▸ **Given request**
Select every line holding the word "matplotlib" and copy it.

▸ **Dataset excerpt**
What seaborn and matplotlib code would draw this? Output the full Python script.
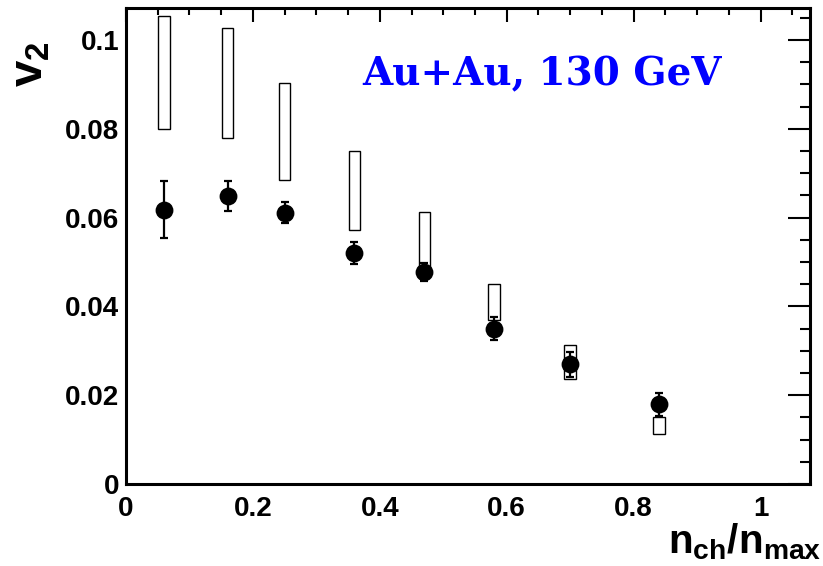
import matplotlib
matplotlib.use("Agg")
import matplotlib.pyplot as plt
from matplotlib.ticker import MultipleLocator
import seaborn as sns
import pandas as pd

# ---- data ----
nch_frac = [0.06, 0.16, 0.25, 0.36, 0.47, 0.58, 0.70, 0.84]
v2 = [0.0618, 0.0649, 0.0611, 0.0520, 0.0477, 0.0350, 0.0270, 0.0180]
v2_err = [0.0065, 0.0034, 0.0024, 0.0025, 0.0020, 0.0025, 0.0028, 0.0026]
box_low = [0.0800, 0.0780, 0.0685, 0.0571, 0.0485, 0.0370, 0.0237, 0.0113]
box_high = [0.1053, 0.1028, 0.0902, 0.0751, 0.0613, 0.0451, 0.0313, 0.0150]
label_text = "Au+Au, 130 GeV"

df = pd.DataFrame({"x": nch_frac, "v2": v2, "err": v2_err,
                   "lo": box_low, "hi": box_high})

sns.set_theme(style="white")
plt.rcParams["font.family"] = ["Liberation Sans", "DejaVu Sans"]
plt.rcParams["mathtext.fontset"] = "custom"
plt.rcParams["mathtext.bf"] = "Liberation Sans:bold"
plt.rcParams["mathtext.rm"] = "Liberation Sans:bold"
plt.rcParams["mathtext.it"] = "Liberation Sans:bold"
plt.rcParams["text.color"] = "black"
plt.rcParams["xtick.labelcolor"] = "black"
plt.rcParams["ytick.labelcolor"] = "black"

fig = plt.figure(figsize=(8.23, 5.66), dpi=100)
ax = fig.add_axes([126 / 823, 1 - 484 / 566, (810 - 126) / 823, (484 - 8) / 566])

# systematic boxes
ax.bar(df["x"], df["hi"] - df["lo"], bottom=df["lo"], width=0.018,
       facecolor="white", edgecolor="black", linewidth=1.0, zorder=2)

# error bars
ax.errorbar(df["x"], df["v2"], yerr=df["err"], fmt="none", ecolor="black",
            elinewidth=1.6, capsize=3.0, capthick=1.6, zorder=3)

# points
sns.scatterplot(data=df, x="x", y="v2", ax=ax, color="black", s=165,
                marker="o", edgecolor="black", linewidth=0, zorder=4, legend=False)

ax.set_xlim(0, 1.078)
ax.set_ylim(0, 0.1072)
ax.set_xlabel("")
ax.set_ylabel("")

ax.xaxis.set_minor_locator(MultipleLocator(0.05))
ax.yaxis.set_minor_locator(MultipleLocator(0.005))
ax.set_xticks([0, 0.2, 0.4, 0.6, 0.8, 1.0])
ax.set_xticklabels(["0", "0.2", "0.4", "0.6", "0.8", "1"])
ax.set_yticks([0, 0.02, 0.04, 0.06, 0.08, 0.1])
ax.set_yticklabels(["0", "0.02", "0.04", "0.06", "0.08", "0.1"])

for s in ax.spines.values():
    s.set_linewidth(2.2)
    s.set_color("black")

ax.tick_params(axis="both", which="both", direction="in", top=True, right=True,
               color="black", width=1.5, labelcolor="black")
ax.tick_params(axis="x", which="major", length=10, pad=9, labelsize=20)
ax.tick_params(axis="x", which="minor", length=4.8)
ax.tick_params(axis="y", which="major", length=15.5, pad=5, labelsize=20)
ax.tick_params(axis="y", which="minor", length=7.2)
for lab in ax.get_xticklabels() + ax.get_yticklabels():
    lab.set_fontweight("bold")

# axis titles
fig.text(821 / 823, 1 - 553 / 566, r"$\mathbf{n_{ch}/n_{max}}$", ha="right",
         va="baseline", fontsize=29, color="black")
fig.text(31 / 823, 1 - 41 / 566, r"$\mathbf{v_{2}}$", rotation=90, ha="center",
         va="top", fontsize=34, color="black")

# annotation
fig.text(362 / 823, 1 - 85 / 566, label_text, ha="left", va="baseline",
         fontsize=28, color="#0000FF", family="DejaVu Serif", fontweight="bold")

fig.savefig("out.png", dpi=100)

▸ **Result for this task**
What seaborn and matplotlib code would draw this? Output the full Python script.
import matplotlib
matplotlib.use("Agg")
import matplotlib.pyplot as plt
from matplotlib.ticker import MultipleLocator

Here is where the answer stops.